Freedoms For Turkish Ulama: Can Ulama Rock Please?
Pinar TremblayWhen I first saw the news on the rocker imam being investigated by the Directorate of Religious Affairs, I thought it was Zaytung news. You may recall earlier this year the DRA made an announcement on one of the Zaytung articles about an atheist imam. Jokes can get complicated in Turkey. Well this time the news was not a joke. There really is an investigation against an imam who was singing with a rock band.
This is not the first time a controversy about ulama (clergy) has made the news. Indeed, AK Party has been confronting the imams in Turkey and abroad. Remember during the Gezi protests, Bezm-I Alem Mosque in Dolmabahce Istanbul, had a muezzin who gave a testimonial which went against the government rhetoric. Did the Gezi protestors enter the mosque with shoes and consume alcohol? The Muezzin agreed with the first accusation as they were in a rush to seek refuge from tear and pepper gas, but he stood his ground that he had not witnessed any alcohol consumption.
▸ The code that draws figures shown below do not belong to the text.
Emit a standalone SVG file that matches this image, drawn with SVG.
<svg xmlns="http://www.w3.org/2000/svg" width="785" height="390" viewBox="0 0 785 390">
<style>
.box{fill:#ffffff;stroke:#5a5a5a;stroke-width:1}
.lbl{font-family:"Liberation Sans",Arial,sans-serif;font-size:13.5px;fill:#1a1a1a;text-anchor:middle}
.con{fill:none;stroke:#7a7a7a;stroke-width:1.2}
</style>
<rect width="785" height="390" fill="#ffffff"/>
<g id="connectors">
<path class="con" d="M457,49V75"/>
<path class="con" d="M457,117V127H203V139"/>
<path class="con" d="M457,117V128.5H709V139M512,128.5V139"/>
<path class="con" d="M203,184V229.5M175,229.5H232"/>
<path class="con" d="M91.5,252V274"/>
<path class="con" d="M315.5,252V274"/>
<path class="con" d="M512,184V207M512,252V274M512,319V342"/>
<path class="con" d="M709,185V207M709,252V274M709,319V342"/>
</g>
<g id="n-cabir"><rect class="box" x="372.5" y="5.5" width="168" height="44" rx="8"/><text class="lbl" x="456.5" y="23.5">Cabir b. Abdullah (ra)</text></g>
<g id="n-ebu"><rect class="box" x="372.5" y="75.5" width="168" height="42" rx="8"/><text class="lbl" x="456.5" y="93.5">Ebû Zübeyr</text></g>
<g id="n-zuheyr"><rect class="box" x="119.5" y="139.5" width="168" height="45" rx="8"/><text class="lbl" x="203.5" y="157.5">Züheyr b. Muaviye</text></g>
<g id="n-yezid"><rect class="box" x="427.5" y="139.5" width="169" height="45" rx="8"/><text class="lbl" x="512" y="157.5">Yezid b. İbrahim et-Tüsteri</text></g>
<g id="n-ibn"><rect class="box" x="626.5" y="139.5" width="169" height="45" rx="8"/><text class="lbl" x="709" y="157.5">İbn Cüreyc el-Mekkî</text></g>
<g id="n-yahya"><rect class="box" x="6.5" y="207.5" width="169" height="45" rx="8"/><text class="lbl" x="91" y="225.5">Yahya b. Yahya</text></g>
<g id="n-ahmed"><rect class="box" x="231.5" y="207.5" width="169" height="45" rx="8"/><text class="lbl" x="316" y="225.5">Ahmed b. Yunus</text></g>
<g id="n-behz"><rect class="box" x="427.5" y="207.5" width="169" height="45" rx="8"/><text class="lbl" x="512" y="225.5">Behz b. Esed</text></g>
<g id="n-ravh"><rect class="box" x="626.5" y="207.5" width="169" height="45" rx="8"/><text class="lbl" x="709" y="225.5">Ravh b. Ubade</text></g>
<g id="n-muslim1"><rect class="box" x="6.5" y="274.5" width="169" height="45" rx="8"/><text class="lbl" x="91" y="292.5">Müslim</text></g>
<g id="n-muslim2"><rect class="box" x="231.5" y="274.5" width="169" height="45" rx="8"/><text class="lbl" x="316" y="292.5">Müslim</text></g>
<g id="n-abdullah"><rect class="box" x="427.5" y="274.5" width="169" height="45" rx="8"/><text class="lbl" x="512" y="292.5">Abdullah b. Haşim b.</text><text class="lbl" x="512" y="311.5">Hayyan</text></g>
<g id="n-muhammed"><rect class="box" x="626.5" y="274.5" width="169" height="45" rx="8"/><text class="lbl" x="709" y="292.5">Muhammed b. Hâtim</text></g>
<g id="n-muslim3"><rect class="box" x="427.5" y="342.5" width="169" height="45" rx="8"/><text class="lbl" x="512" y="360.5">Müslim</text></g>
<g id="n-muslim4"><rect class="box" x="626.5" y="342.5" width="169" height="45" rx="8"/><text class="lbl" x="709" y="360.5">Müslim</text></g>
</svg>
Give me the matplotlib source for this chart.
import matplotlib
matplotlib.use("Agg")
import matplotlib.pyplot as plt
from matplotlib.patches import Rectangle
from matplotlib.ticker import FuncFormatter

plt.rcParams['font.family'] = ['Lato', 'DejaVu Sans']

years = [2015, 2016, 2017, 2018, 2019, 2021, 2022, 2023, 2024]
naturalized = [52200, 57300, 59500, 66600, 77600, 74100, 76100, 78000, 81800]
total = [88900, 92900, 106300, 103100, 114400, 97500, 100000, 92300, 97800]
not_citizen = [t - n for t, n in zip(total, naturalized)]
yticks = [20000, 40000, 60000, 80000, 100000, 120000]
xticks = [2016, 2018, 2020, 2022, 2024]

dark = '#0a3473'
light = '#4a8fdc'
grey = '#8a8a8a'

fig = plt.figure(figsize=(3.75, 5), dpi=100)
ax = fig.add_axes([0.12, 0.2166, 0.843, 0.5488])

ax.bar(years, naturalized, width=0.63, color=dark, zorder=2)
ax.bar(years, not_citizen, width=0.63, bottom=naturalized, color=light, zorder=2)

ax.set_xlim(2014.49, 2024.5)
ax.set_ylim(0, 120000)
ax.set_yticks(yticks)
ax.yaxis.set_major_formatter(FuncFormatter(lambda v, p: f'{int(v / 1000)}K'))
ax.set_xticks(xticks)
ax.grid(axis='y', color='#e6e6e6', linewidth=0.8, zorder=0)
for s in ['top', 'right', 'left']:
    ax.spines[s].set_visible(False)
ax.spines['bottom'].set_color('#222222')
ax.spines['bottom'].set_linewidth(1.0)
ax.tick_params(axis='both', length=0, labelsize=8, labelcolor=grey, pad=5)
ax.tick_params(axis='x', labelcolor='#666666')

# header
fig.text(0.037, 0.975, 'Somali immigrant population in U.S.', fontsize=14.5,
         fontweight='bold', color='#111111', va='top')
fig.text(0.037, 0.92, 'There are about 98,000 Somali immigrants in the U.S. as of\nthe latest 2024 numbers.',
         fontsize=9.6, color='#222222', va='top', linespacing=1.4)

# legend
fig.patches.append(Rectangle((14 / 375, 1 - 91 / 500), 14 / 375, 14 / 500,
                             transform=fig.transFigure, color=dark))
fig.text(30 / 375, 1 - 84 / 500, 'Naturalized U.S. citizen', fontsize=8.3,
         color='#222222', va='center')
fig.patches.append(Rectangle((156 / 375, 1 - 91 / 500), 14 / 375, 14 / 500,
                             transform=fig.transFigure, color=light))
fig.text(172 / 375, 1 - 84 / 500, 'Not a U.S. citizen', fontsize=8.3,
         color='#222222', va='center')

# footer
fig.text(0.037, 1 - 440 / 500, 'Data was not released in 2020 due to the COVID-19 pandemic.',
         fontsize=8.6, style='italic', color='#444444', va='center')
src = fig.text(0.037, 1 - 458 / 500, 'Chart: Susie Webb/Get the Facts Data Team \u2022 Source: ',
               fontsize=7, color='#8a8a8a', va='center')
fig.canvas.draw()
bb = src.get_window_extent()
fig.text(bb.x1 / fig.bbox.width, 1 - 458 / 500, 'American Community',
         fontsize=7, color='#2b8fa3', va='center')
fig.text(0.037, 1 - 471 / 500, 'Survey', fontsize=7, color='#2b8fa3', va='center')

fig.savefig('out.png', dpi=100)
The Turkish government’s grip on religious figures goes beyond borders. Erdoğan scrutinized Al-Azhar Sheikh recently for his support of the military coup in Egypt. The head of the Organization of Islamic Cooperation (OIC) has not been spared from criticism either, for his stance on Egypt. All of these examples are rather recent, within the last couple of months. The relationship between religion and politics has always been intriguing. For years, in Turkey the battle of laicité has strained the balance between religion and politics. Many times the blame has been assigned to religion. Religion should not be used to manipulate politics. What is more mind-boggling for Turkey is that religion, at least Sunni Islam, has always been under strict control of the government. The Directorate of Religious Affairs (DRA) is responsible for the repair and upkeep of all Sunni mosques, the salaries of imams and other personnel in Turkey and abroad. The DRA is placed right under the Prime Minister’s Office. Its 2013 budget is considerable, larger than 11 Ministries, leaving behind the Interior and Foreign Ministries.
However, is the existence of the directorate in the best interest (maslahat) of the Turkish public?
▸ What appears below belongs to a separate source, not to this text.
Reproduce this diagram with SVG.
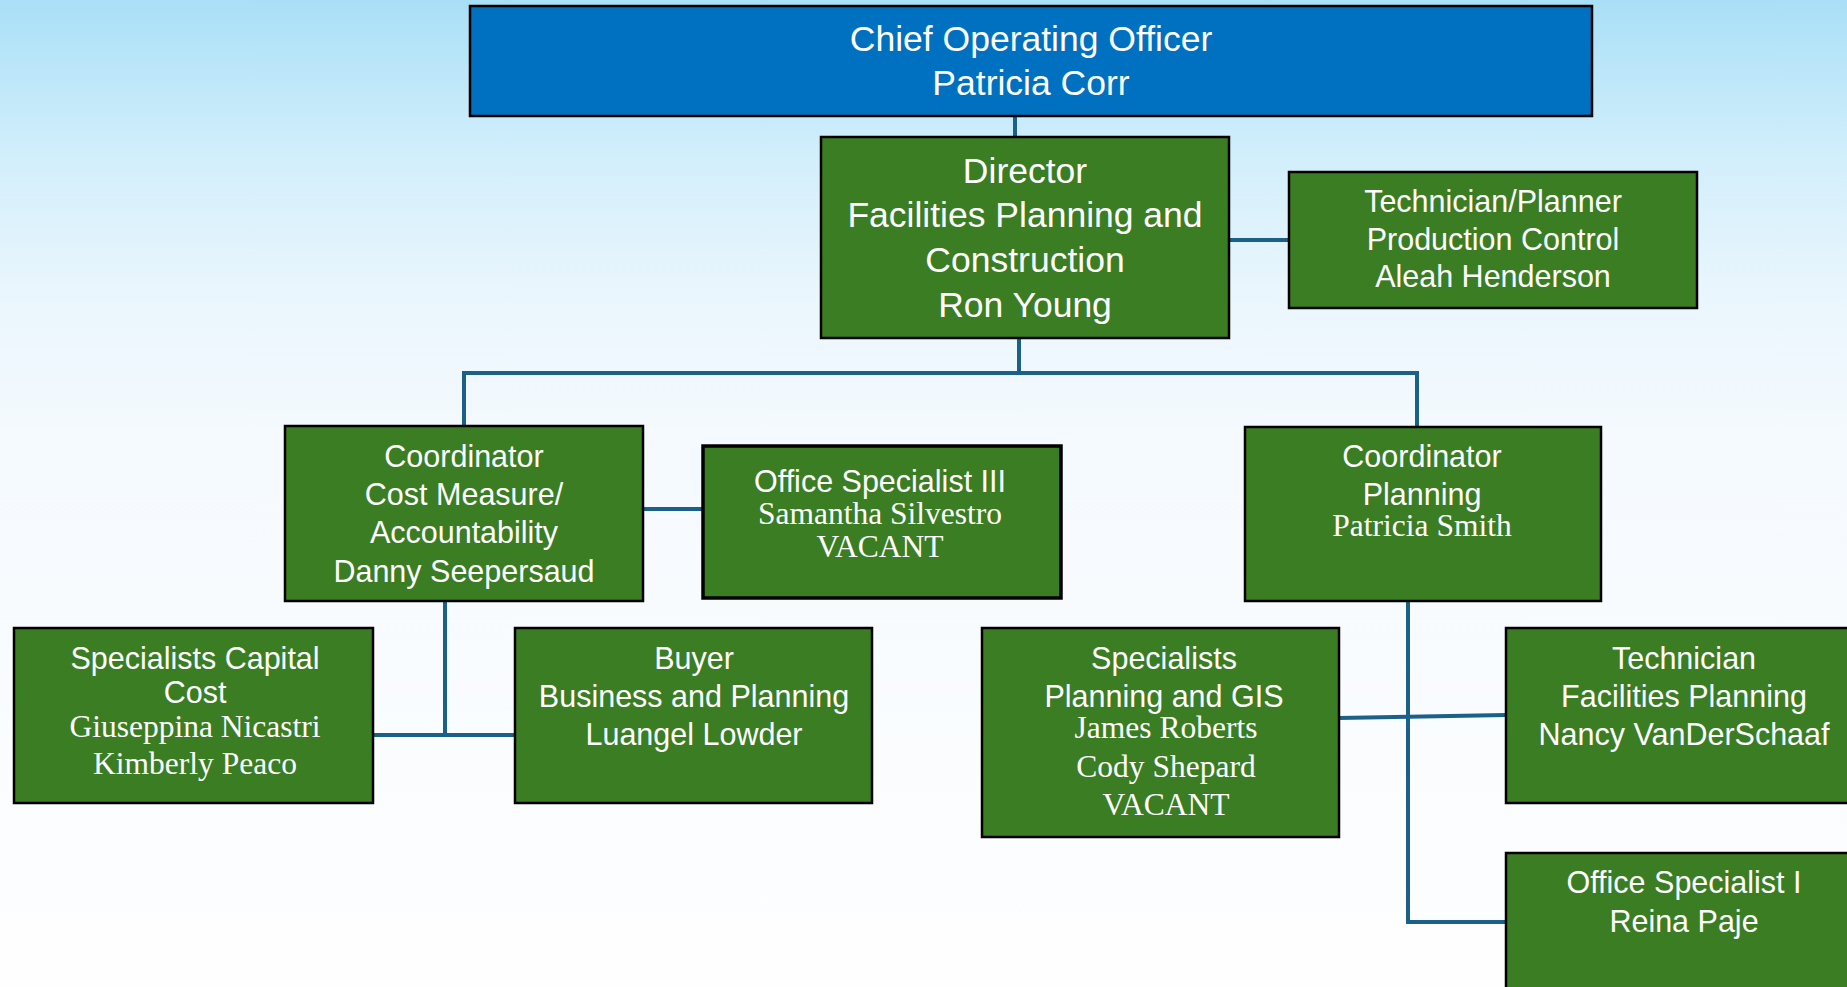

There are several matters to discuss about the DRA and definitely its services are remarkable, its investment in women vaiz (preachers) in the last years in particular should be appreciated. However, the DRA first and foremost serves exclusively Sunnis. Its financial or moral assistance to other Muslims, Christians, Jews, or atheists is none. It is a daunting task to explain where the DRA stands either in an Islamic or a secular state. It benefits from the tax payers’ money but represents only some of them.
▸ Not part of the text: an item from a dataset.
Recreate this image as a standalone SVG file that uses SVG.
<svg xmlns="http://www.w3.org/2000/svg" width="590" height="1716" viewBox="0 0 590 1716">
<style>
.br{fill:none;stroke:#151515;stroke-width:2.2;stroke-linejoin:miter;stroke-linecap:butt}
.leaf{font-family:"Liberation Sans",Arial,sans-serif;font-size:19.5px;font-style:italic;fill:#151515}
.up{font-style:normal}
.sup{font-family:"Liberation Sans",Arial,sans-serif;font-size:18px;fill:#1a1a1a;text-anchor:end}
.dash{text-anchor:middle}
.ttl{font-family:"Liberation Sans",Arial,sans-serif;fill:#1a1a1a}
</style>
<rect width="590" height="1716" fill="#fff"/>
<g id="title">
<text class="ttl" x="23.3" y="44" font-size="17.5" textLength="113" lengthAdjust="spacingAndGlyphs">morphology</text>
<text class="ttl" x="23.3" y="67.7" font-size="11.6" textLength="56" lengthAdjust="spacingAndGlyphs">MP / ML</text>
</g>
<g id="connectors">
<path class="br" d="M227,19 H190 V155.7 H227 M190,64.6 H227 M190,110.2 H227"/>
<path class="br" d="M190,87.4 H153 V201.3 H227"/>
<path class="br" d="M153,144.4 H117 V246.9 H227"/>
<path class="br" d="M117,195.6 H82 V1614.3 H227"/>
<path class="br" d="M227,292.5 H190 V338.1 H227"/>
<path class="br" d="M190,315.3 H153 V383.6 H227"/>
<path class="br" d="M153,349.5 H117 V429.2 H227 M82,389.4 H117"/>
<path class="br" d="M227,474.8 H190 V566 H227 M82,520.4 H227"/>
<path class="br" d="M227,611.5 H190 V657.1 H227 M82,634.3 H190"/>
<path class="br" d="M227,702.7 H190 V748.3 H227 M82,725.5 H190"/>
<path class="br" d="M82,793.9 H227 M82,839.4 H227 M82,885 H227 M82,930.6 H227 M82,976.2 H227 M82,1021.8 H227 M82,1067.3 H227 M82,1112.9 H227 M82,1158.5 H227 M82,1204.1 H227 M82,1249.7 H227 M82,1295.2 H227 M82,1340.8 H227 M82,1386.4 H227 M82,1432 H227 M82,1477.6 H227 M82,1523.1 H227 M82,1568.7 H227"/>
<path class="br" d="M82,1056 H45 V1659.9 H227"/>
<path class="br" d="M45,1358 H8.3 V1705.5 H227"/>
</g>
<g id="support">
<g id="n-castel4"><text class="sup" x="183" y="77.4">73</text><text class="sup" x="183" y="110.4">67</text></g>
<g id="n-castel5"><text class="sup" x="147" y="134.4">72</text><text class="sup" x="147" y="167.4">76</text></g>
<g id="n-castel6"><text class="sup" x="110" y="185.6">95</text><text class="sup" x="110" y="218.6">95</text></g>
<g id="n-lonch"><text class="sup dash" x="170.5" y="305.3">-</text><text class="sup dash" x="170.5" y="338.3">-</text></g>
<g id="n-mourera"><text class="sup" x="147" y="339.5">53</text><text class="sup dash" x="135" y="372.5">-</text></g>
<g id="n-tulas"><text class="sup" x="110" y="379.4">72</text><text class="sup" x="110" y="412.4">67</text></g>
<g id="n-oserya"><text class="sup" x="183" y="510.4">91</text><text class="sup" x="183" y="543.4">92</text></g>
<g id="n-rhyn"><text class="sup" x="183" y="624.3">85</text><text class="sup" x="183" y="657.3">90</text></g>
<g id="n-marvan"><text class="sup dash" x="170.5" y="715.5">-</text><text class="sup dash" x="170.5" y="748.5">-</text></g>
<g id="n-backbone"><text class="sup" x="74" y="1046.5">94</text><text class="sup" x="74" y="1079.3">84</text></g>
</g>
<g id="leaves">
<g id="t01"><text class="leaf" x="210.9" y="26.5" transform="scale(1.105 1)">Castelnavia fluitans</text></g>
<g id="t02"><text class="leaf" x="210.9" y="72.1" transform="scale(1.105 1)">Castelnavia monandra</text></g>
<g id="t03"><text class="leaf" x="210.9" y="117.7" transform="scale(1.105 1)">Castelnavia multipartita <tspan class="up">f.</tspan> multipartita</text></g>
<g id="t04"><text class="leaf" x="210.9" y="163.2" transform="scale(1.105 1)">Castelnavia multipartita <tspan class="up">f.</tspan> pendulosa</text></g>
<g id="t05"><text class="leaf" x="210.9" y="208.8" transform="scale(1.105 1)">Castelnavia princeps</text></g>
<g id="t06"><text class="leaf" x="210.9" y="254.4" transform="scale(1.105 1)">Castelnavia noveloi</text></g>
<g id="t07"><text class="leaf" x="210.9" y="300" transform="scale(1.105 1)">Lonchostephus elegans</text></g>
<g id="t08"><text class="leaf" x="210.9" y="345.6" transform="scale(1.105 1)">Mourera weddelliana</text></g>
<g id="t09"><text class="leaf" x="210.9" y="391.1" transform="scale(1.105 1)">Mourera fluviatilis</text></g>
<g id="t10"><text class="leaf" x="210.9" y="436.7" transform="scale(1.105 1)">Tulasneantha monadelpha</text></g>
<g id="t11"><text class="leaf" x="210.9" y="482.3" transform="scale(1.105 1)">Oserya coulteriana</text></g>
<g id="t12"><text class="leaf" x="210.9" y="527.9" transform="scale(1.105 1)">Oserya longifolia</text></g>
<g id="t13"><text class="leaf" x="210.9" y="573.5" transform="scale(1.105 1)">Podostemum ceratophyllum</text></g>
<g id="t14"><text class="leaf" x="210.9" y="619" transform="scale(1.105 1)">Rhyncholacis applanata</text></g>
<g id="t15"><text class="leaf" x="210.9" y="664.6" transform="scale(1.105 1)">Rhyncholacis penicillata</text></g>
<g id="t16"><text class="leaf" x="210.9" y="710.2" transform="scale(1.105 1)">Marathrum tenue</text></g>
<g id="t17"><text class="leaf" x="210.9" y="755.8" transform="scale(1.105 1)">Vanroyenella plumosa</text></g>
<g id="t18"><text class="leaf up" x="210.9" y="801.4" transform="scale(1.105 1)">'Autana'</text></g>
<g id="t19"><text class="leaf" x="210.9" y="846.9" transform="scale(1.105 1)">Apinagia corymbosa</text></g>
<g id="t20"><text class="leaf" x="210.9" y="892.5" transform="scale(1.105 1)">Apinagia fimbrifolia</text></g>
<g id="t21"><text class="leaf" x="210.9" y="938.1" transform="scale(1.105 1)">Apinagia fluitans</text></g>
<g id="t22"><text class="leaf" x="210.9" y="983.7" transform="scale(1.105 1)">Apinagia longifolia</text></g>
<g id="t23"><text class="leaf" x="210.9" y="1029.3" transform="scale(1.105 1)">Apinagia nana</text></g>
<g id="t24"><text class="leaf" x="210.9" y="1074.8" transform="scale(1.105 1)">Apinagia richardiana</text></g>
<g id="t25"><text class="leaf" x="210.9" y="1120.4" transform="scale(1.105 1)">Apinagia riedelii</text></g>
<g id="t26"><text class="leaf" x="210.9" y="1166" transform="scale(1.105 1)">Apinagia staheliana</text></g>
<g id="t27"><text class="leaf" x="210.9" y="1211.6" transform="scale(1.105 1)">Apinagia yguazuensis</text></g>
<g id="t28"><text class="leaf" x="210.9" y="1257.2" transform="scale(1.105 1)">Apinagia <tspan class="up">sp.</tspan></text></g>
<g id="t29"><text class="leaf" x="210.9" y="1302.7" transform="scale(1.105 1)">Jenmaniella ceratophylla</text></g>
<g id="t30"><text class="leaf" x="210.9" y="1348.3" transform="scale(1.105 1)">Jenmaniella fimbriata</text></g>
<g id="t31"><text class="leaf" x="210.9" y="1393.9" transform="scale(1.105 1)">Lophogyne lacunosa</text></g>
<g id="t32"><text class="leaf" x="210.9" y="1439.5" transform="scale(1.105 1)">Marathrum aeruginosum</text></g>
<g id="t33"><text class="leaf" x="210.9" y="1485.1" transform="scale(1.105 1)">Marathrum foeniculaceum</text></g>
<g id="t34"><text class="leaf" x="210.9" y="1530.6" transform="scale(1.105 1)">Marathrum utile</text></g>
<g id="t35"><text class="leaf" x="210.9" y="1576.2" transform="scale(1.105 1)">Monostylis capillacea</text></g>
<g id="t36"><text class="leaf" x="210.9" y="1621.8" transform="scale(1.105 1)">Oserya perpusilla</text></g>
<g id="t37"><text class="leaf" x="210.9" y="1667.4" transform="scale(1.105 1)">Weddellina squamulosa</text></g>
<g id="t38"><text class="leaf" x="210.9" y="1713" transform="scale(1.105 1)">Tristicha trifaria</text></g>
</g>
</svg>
Then if you look among the Sunnis, is it really a compliment that Friday hutbes (sermons) are “given”
by the DRA to each mosque? Should not each imam have the freedom to write and present his own sermon, sustain his own mosque and congregation? In the day and age where almost anyone can setup a webpage and explain “Islam,” should not the ulama have a bit more freedom to express its views? It is the state that educates them but then fails to trust most them to be independent? When imams are state employees, are the mosques state buildings as well? On a theoretical level the issue really gets more complicated. We see that the “fear of religion” from the 1920s has endured.
Many Turks feared religion would shape politics; however, if we turn the statement on its head we should question the instances when politics has shaped religion in modern day Turkey. Maybe it is time the ulama seeks freedom as well from the government? The first step may be allowing the imam to enjoy his music?